C’est à la surprise générale que le Soviétique Sergueï Bubka devient champion du monde de la discipline en 1983 pour les premiers Mondiaux d’Helsinki. Personne ne se doute qu’il va régner sur la discipline comme personne, remportant les six titres mondiaux jusqu’en 1997. S’il ne compte qu’un seul titre olympique, en 1988, le néoUkrainien va s’octroyer 35 records du monde (salle et plein air) jusqu’à ses 6,15 m indoor en 1993. Une domination sans partage. «Bubka avait une puissance physique extraordinaire, reprend Houvion.
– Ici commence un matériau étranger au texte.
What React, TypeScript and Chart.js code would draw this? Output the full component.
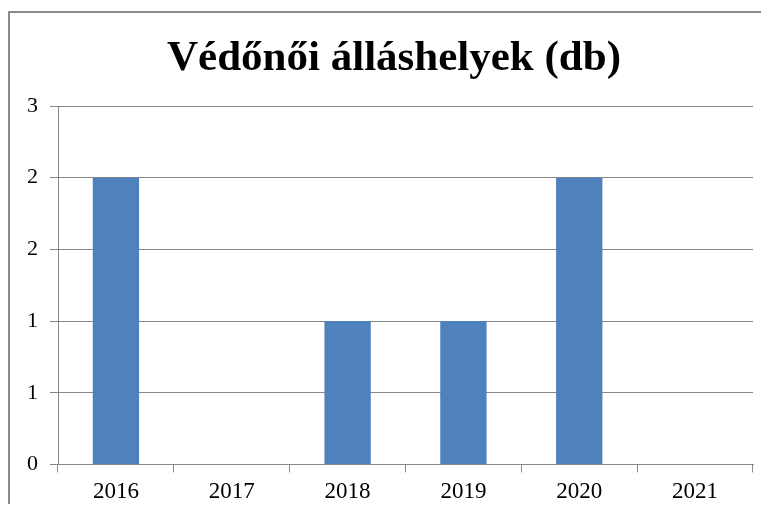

Il était rapide et devait valoir 10’’35 au 100 m, il avait fait 8 mètres en longueur, il avait fait de la gymnastique avec son entraîneur Petrov. Il était bien plus monstrueux que Mondo.»

Le monde aux pieds de Mondo

Depuis cinq ans (un peu plus si on prend en compte son titre européen de 2018), le monde assiste, émerveillé et impuissant, au règne d’Armand Duplantis, Suédois d’origine américaine, bien parti pour faire progresser la perche encore plus que Bubka. Entraîné par ses parents (son père, Greg, avait culminé à 5,80 m), il saute depuis son plus jeune âge (4 ans). Un peu comme Renaud Lavillenie, qui avait réalisé l’exploit de faire mieux que Bubka en 2014 (6,16 m). Il est aujourd’hui encore plus invincible en compétition que ne l’était l’Ukrainien en son temps.

Le secret de sa domination? « Les performances sont influencées par la vitesse de la course, insiste Houvion. Il a couru le 100 men 10’’37 et je suis certain qu’il pourrait réaliser 10’’20. C’est la raison pour laquelle il est si fort. Et puis par rapport aux autres, il a cinq à dix fois plus de sauts dans sa besace, vu l’âge auquel il a commencé.» Si les blessures ne viennent pas le freiner, il n’y a pas de raison pour qu’il ne domine pas la perche pour au moins les cinq prochaines saisons.


(*) « La Fabuleuse Histoire de l’athlétisme », par Robert Parienté et Alain Billouin, Minerva, 2003.